Consider the following experiment, which toddlers have difficulty performing prior to 4 years, but are able to after. A tube is presented to them, with the logo of a candy company on it, "smarties," not the American ones, but the British ones. The child is asked, what is in this tube? At this point, the child invariably says, "smarties!" The conductor of the experiment then opens the tube, revealing pencils. The experimenter asks again, "what is in this tube?" The child says, "pencils." Now, "if I ask another child what is in this tube, what do you think they will say?" Before 4, the kid will say, "pencils." After, they will say, "smarties."

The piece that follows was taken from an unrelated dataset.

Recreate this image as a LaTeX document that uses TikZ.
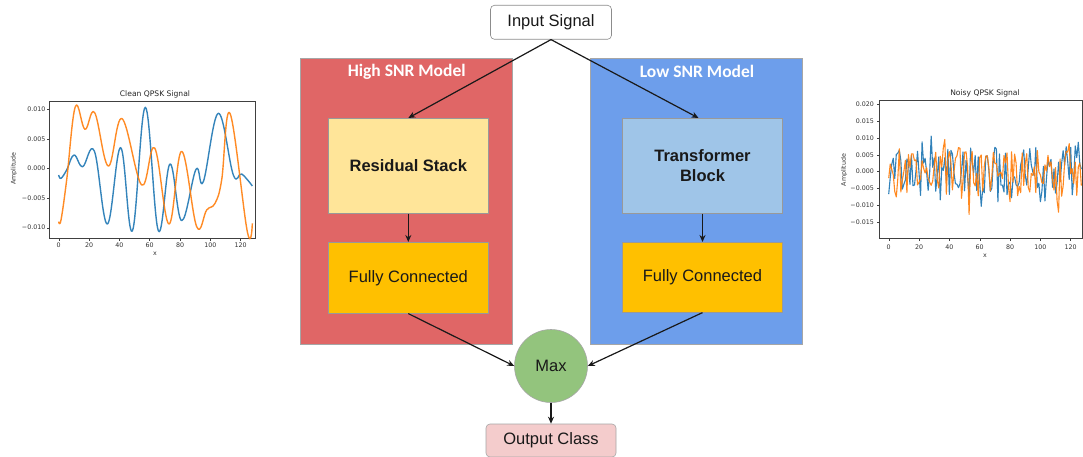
\documentclass[tikz,border=0pt]{standalone}
\usepackage{fontspec}
\setmainfont{Liberation Sans}
\newfontfamily\plotfont{DejaVu Sans}
\newfontfamily\titlefont{Carlito}
\usetikzlibrary{arrows.meta}

\definecolor{hired}{HTML}{E06666}
\definecolor{loblue}{HTML}{6D9EEB}
\definecolor{resyellow}{HTML}{FFE599}
\definecolor{fcorange}{HTML}{FFC000}
\definecolor{trblue}{HTML}{9FC5E8}
\definecolor{maxgreen}{HTML}{93C47D}
\definecolor{outpink}{HTML}{F4CCCC}
\definecolor{mplblue}{HTML}{1F77B4}
\definecolor{mplorange}{HTML}{FF7F0E}

\tikzset{
  base/.style={font=\fontsize{16.5}{19.5}\selectfont, text=black!90, inner sep=2pt},
  panel/.style={draw=black!35, line width=0.6pt},
  block/.style={base, draw=black!40, line width=0.6pt, minimum width=160pt},
  flow/.style={-{Stealth[length=7pt,width=6pt]}, line width=1.2pt, black!90},
  paneltitle/.style={text=white, font=\titlefont\bfseries\fontsize{17.5}{20}\selectfont},
  frame/.style={draw=black!75, line width=0.5pt},
  tick/.style={font=\plotfont\fontsize{6.3}{7}\selectfont, text=black!80, inner sep=0pt},
  ptitle/.style={font=\plotfont\fontsize{7.6}{9}\selectfont, text=black!85, inner sep=0pt},
  curve/.style={line width=1.4pt, line join=round, opacity=0.9},
  noisy/.style={line width=1.1pt, line join=round, opacity=0.92},
}

\begin{document}
\begin{tikzpicture}[x=1pt,y=-1pt]
\useasboundingbox[fill=white] (0,0) rectangle (1083,457);

% ---------- model panels ----------
\node[panel, fill=hired, minimum width=212pt, minimum height=286pt] (hp) at (406.7,201.2) {};
\node[panel, fill=loblue, minimum width=212pt, minimum height=286pt] (lp) at (696,201.2) {};
\node[paneltitle] (hpt) at (406.7,71.7) {High SNR Model};
\node[paneltitle] (lpt) at (697,71.7) {Low SNR Model};

% ---------- blocks ----------
\node[base, draw=black!45, line width=0.6pt, rounded corners=4pt, fill=white,
      minimum width=121pt, minimum height=34pt] (in) at (551,22.3) {Input Signal};
\node[block, fill=resyellow, minimum height=95pt, font=\bfseries\fontsize{16.5}{19.5}\selectfont] (res) at (408.3,165.8) {Residual Stack};
\node[block, fill=fcorange, minimum height=71pt] (fcl) at (408.3,277.8) {Fully Connected};
\node[block, fill=trblue, minimum height=95pt, align=center, font=\bfseries\fontsize{16.5}{20}\selectfont] (tr) at (702.5,165.8) {Transformer\\Block};
\node[block, fill=fcorange, minimum height=70pt] (fcr) at (702.5,277.3) {Fully Connected};
\node[base, circle, draw=black!35, line width=0.6pt, fill=maxgreen, minimum size=73pt] (mx) at (551,366) {Max};
\node[base, draw=black!35, line width=0.6pt, rounded corners=4pt, fill=outpink,
      minimum width=130pt, minimum height=33pt] (out) at (551,440.5) {Output Class};

% ---------- connectors ----------
\draw[flow] (in.south) -- (res.north);
\draw[flow] (in.south) -- ([xshift=-4pt]tr.north);
\draw[flow] (res.south) -- (fcl.north);
\draw[flow] (tr.south) -- (fcr.north);
\draw[flow] (fcl.south) -- (mx.west);
\draw[flow] (fcr.south) -- (mx.east);
\draw[flow] (mx.south) -- (out.north);

% ---------- clean signal plot ----------
\node[ptitle] (ct) at (155,94.7) {Clean QPSK Signal};
\draw[frame] (49,101.7) rectangle (255,238);
\foreach \v/\lab in {0/0.010,1/0.005,2/0.000,3/−0.005,4/−0.010} {
  \draw[black!75, line width=0.4pt] (49,109.3+29.6*\v) -- (46.5,109.3+29.6*\v);
  \node[tick, anchor=east] at (45.5,109.3+29.6*\v) {\lab};
}
\foreach \k in {0,...,6} {
  \draw[black!75, line width=0.4pt] (58.7+30.33*\k,238) -- (58.7+30.33*\k,240.5);
  \pgfmathtruncatemacro\lab{20*\k}
  \node[tick] at (58.7+30.33*\k,245.7) {\lab};
}
\node[tick] (cx) at (155,254) {x};
\node[tick, rotate=90] (cy) at (14,168.7) {Amplitude};
\begin{scope}[shift={(0,80)}, scale=1/3]
  \draw[curve, mplblue] plot[smooth, tension=0.65] coordinates {
    (176,285) (183,295) (200,270) (222,225) (248,260) (283,213) (322,432)
    (362,203) (397,453) (436,82) (475,452) (510,252) (545,422) (588,268)
    (610,305) (655,100) (700,285) (725,282) (757,318)};
  \draw[curve, mplorange] plot[smooth, tension=0.65] coordinates {
    (176,425) (183,420) (200,300) (226,80) (255,148) (284,98) (325,258)
    (366,116) (425,315) (464,204) (507,432) (545,214) (590,440) (620,390)
    (645,370) (665,300) (690,100) (742,455) (757,430)};
\end{scope}

% ---------- noisy signal plot ----------
\node[ptitle] (nt) at (985,93.3) {Noisy QPSK Signal};
\draw[frame] (1082.5,100) -- (879.3,100) -- (879.3,238) -- (1082.5,238) -- cycle;
\foreach \v/\lab in {-4/0.020,-3/0.015,-2/0.010,-1/0.005,0/0.000,1/−0.005,2/−0.010,3/−0.015} {
  \draw[black!75, line width=0.4pt] (879.3,171.7+16.8*\v) -- (876.8,171.7+16.8*\v);
  \node[tick, anchor=east] at (874,171.7+16.8*\v) {\lab};
}
\foreach \k in {0,...,6} {
  \draw[black!75, line width=0.4pt] (888.7+30.33*\k,238) -- (888.7+30.33*\k,240.5);
  \pgfmathtruncatemacro\lab{20*\k}
  \node[tick] at (888.7+30.33*\k,247.3) {\lab};
}
\node[tick] (nx) at (985,255.7) {x};
\node[tick, rotate=90] (ny) at (844,170) {Amplitude};
\begin{scope}
  \clip (879.3,100) rectangle (1083,238);
  \pgfmathsetseed{4217}
  \draw[noisy, mplblue] plot[variable=\t, samples=128, domain=0:127]
    ({888.7+1.5167*\t}, {171.7-3360*(0.0075*rand+0.0085*rand*rand*rand)});
  \pgfmathsetseed{9031}
  \draw[noisy, mplorange] plot[variable=\t, samples=128, domain=0:127]
    ({888.7+1.5167*\t}, {171.7-3360*(0.0075*rand+0.0095*rand*rand*rand)});
\end{scope}
\end{tikzpicture}
\end{document}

This reasoning task requires the kid to model themselves prior to the revelation that there are pencils in the tube. It requires a model of what happened after. It, further, requires a model of the other child, of what they will be like without this knowledge. This is actually part of a model of self-awareness, but it's not the entire model. You might ask, "why would a robot need to know this?" Well, actually, it's quite important if the robot is to interract with people, because people will expect the robot to behave in an appropriate manner. Dangerous scenarios could arise because the robot does not understand that things that are in its field of view, for instance, are not in the field of view of a person. An example might be a robot handling dangerous materials, during a construction task. Perhaps the person can't see that it's handling hot metal. A person would warn the other person, avoiding danger.
As for the three laws, they were written in a body of fiction. I think that too much attention is paid to them.